SCC confirms Vavilov's call for enhanced review of administrative tribunal decisions

Top court considers judicial review for decision with statute-limited appeal rights

SCC confirms Vavilov's call for enhanced review of administrative tribunal decisions

In a decision covering the proper approach to judicial review for administrative tribunals where governing legislation limits the right of appeal to questions of law only, the SCC unanimously found that it was an error for the lower courts to find judicial review should only be exercised in “exceptional or rare cases.”

In legislating a right of appeal on questions of law, a unanimous SCC said in Yatar v. TD Insurance Meloche Monnex, 2024 SCC 8 that the legislature intended to subject appeals of those questions to a correctness review, not to restrict the review of other kinds of questions arising from the tribunal.

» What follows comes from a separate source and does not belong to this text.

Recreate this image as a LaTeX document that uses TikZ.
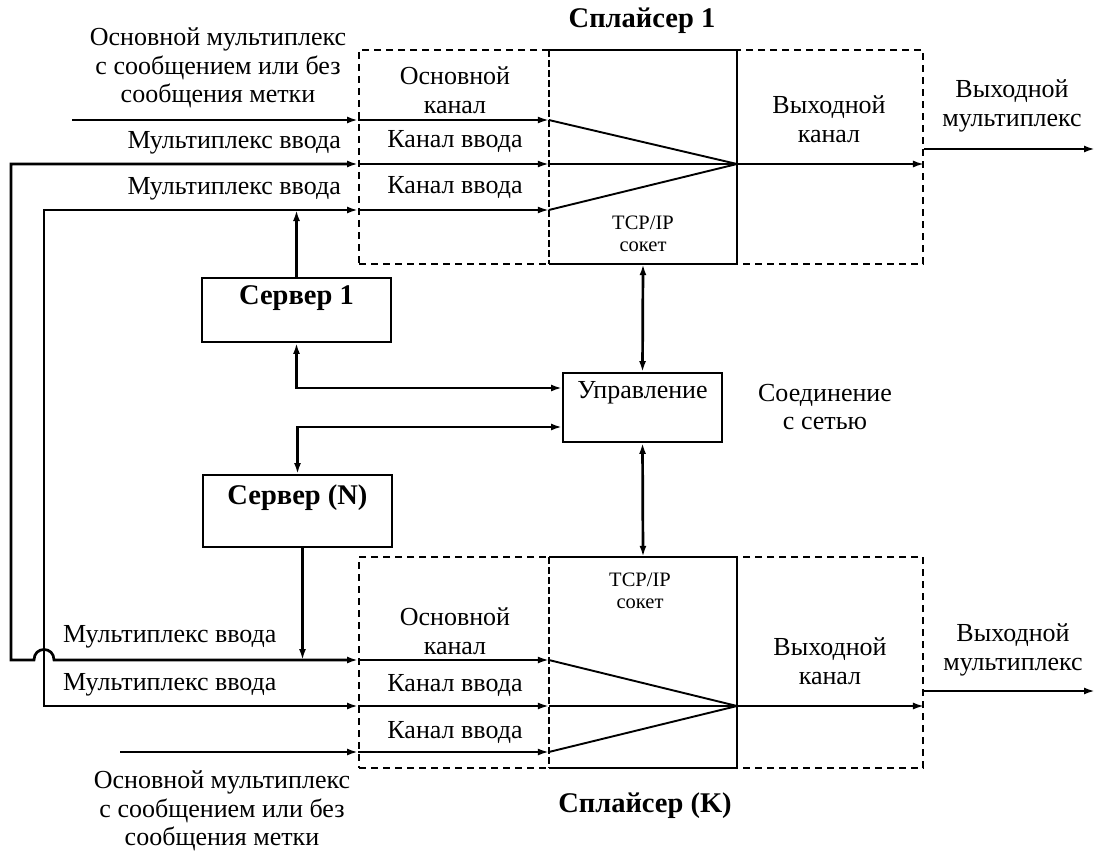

This case was about “whether or not the Supreme Court meant what it said in Vavilov,” says Sean Dewart, who represented the appellant. In Canada (Minister of Citizenship and Immigration) v Vavilov, the SCC noted that there was a “two-tiered” justice system in Canada and called for an enhanced review of administrative tribunal decisions.

Dewart says since administrative tribunals deal with a wide variety of issues, including employment rights, housing, police misconduct, and benefits for injured people, more Canadians participate in an administrative tribunal than the courts.

“If someone's going to tell you whether or not you're getting thrown out of your apartment or you're getting benefits as an injured person, it's not really too demanding to say that the decision has to be reasonable,” he says. “And the Supreme Court was instructing lower-level courts, in very clear terms, to apply that standard and not to duck.”

The case originated in Ontario, where the appellant, Ummugulsum Yatar, was injured in a motor vehicle accident in 2010. TD initially paid her various accident benefits but stopped after a few months.

Yatar challenged TD’s denial at the License Appeal Tribunal (LAT), but her application was dismissed for filing late. The LAT also dismissed her request for reconsideration. She appealed the LAT’s decision and brought an application for judicial review to the Divisional Court but was unsuccessful on both.

Under the License Appeal Tribunal Act, Yatar had a right to appeal the LAT’s decision, but her appeal was limited to alleged errors of law. Her judicial review involved questions of fact or mixed fact and law. The Divisional Court dismissed her appeal, finding she could not demonstrate an error of law on the part of the LAT adjudicator. The court also dismissed her judicial review application because it found no exceptional circumstances justified judicial review.

The Court of Appeal dismissed Yatar’s appeal, finding that she had an alternative remedy. Since the legislation provided a scheme for resolving disputes, the court said judicial review could be exercised only in rare cases. Even if the appeal court had considered the judicial review application, it would have denied it because it found that the LAT adjudicator’s decision was reasonable.

Writing the reasons for the SCC, Justice Malcolm Rowe said that his court held in Vavilov that a right of appeal does not prohibit a person from seeking judicial review on questions the appeal does not concern. Judges can decide whether to exercise discretion to grant relief on a judicial review. Still, that discretion does not extend to declining to consider the application in the first place.

The framework through which a judge decides whether to undertake a judicial review comes from the 2015 SCC decision in Strickland v. Canada (Attorney General). The judge determines whether judicial review is appropriate, examines the case to identify whether a discretionary basis for refusing the remedy is present, and the judge can refuse to grant the remedy even if they find the decision under review is unreasonable, said Rowe.

In Yatar, he said the Divisional Court should have undertaken a judicial review for the issues not dealt with under the statutory right of appeal. Yatar raised alleged errors of fact or mixed fact and law for which the statutory right to appeal and the adjudicator’s reconsideration decision were not adequate alternative remedies. Rowe also found the adjudicator’s reconsideration decision unreasonable.